Modeling epithelial tissue and cell deformation dynamics using a viscoelastic slab sculpted by surface forces

During morphogenesis, epithelial monolayers actively alter their shape to create future body parts of the animal; this makes the epithelium one of the most active and critical structures in early animal development. Even though epithelial cells exist and move in three dimensions, mathematical models frequently describe them as merely two-dimensional. However, recent imaging technology has begun to reveal pertinent dynamics in the third dimension of the tissue. With the importance of the third dimension in mind, we have developed a self-sculpting, three-dimensional model of epithelia whose dynamics are driven by active forces on its surface. We present a first, fundamental study for a reduced version of epithelia that investigates how surface forces affect its internal dynamics. Our model captures the 3D slab-like geometry of epithelia, viscoelasticity of tissue response, fluid surroundings, and driving from active surface forces. We represent epithelial tissue as a thick slab, a 3D continuum comprised of a Stokes fluid with an extra viscoelastic stress.
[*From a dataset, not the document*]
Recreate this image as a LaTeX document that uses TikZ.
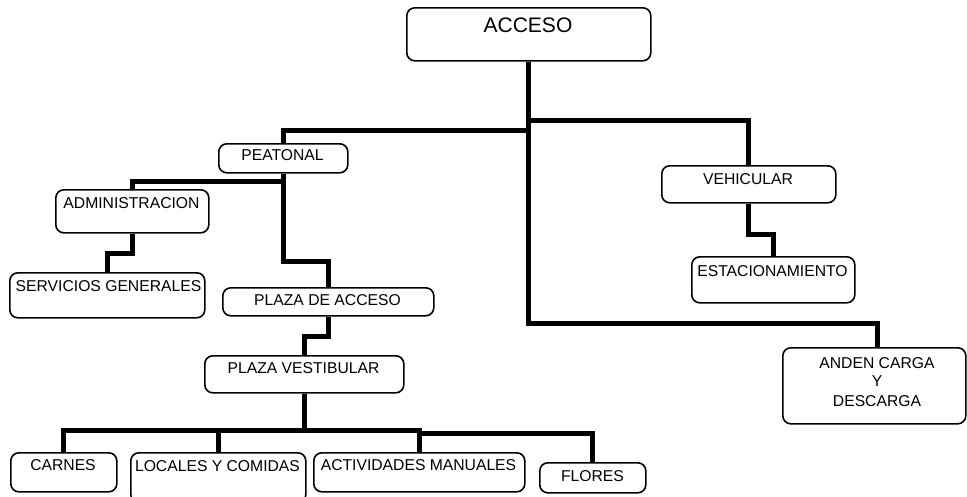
\documentclass[tikz,border=0pt]{standalone}
\usepackage{fontspec}
\setmainfont{Liberation Sans}
\usetikzlibrary{calc}
\begin{document}
\begin{tikzpicture}[x=1pt,y=-1pt,
  box/.style={draw, line width=1.6pt, rounded corners=8pt, anchor=north west, inner sep=0pt},
  conn/.style={line width=5pt},
  txt/.style={anchor=base, inner sep=0pt, font=\fontsize{15.7}{18}\selectfont},
  bigtxt/.style={anchor=base, inner sep=0pt, font=\fontsize{21}{24}\selectfont}]
\useasboundingbox (0,0) rectangle (967,496);
% boxes
\node[box, minimum width=244pt, minimum height=53pt] (acceso) at (406,7) {};
\node[box, minimum width=129pt, minimum height=29pt] (peatonal) at (218,143) {};
\node[box, minimum width=153pt, minimum height=43pt] (admin) at (55,189) {};
\node[box, minimum width=195pt, minimum height=45pt] (servicios) at (9,272) {};
\node[box, minimum width=211pt, minimum height=28pt] (pacceso) at (222,287) {};
\node[box, minimum width=199pt, minimum height=37pt] (pvest) at (204,355) {};
\node[box, minimum width=106pt, minimum height=39pt] (carnes) at (10,452) {};
\node[box, minimum width=175pt, minimum height=50pt] (locales) at (130,452) {};
\node[box, minimum width=211pt, minimum height=39pt] (activ) at (313,452) {};
\node[box, minimum width=106pt, minimum height=30pt] (flores) at (539,462) {};
\node[box, minimum width=174pt, minimum height=37pt] (vehicular) at (661,165) {};
\node[box, minimum width=163pt, minimum height=46pt] (estac) at (691,256) {};
\node[box, minimum width=183pt, minimum height=76pt] (anden) at (782,347) {};
% texts
\node[bigtxt] (acceso-t) at (528,32.3) {ACCESO};
\node[txt] (peatonal-t) at (282.5,160) {PEATONAL};
\node[txt] (admin-t) at (131.5,208.3) {ADMINISTRACION};
\node[txt] (servicios-t) at (108.5,291.7) {SERVICIOS GENERALES};
\node[txt] (pacceso-t) at (327.5,305.7) {PLAZA DE ACCESO};
\node[txt] (pvest-t) at (303.5,373.3) {PLAZA VESTIBULAR};
\node[txt] (carnes-t) at (63,470.7) {CARNES};
\node[txt] (locales-t) at (217.5,471.5) {LOCALES Y COMIDAS};
\node[txt] (activ-t) at (418.5,470.7) {ACTIVIDADES MANUALES};
\node[txt] (flores-t) at (592.5,481) {FLORES};
\node[txt] (vehicular-t) at (748,184) {VEHICULAR};
\node[txt] (estac-t) at (772.5,276.7) {ESTACIONAMIENTO};
\node[txt] (anden-t1) at (877,368.3) {ANDEN CARGA};
\node[txt] (anden-t2) at (877,386.7) {Y};
\node[txt] (anden-t3) at (877,406) {DESCARGA};
% junctions
\coordinate (jR) at (528,120);
\coordinate (jL) at (528,130);
\coordinate (jA) at (877,323);
% connectors
\draw[conn] (acceso.south) |- (jA) -- (jA |- anden.north);
\draw[conn] (jR) -| (vehicular.north);
\draw[conn] (jL) -| (peatonal.north);
\draw[conn] (vehicular.south) -- ++(0,31) -| (estac.north);
\draw[conn] (peatonal.south) -- ++(0,8) -| (admin.north);
\draw[conn] (peatonal.south) -- ++(0,88) -| (pacceso.north);
\draw[conn] (admin.south) -- ++(0,20) -| (servicios.north);
\draw[conn] (pacceso.south) -- ++(0,20) -| (pvest.north);
\draw[conn] (pvest.south) -- ++(0,37) coordinate (jV);
\draw[conn] (carnes.north) |- (jV) -- (jV -| activ.north) -- (activ.north);
\draw[conn] (locales.north) -- (locales.north |- jV);
\draw[conn] ($(jV -| activ.north)+(0,3)$) -| (flores.north);
\end{tikzpicture}
\end{document}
Employing this model, we present both analytical and numerical solutions of the system and make quantitative predictions about cell shapes, cell dynamics, and the tissue's response to surface force in a three-dimensional setting. In particular, we elucidate the initiation of ventral furrow invagination and T1 transitions in Drosophila embryogenesis. In the former, we demonstrate the importance of fluid and geometric surroundings to drive invagination. In the latter, we show the limitations of surface forces alone to drive T1 transitions.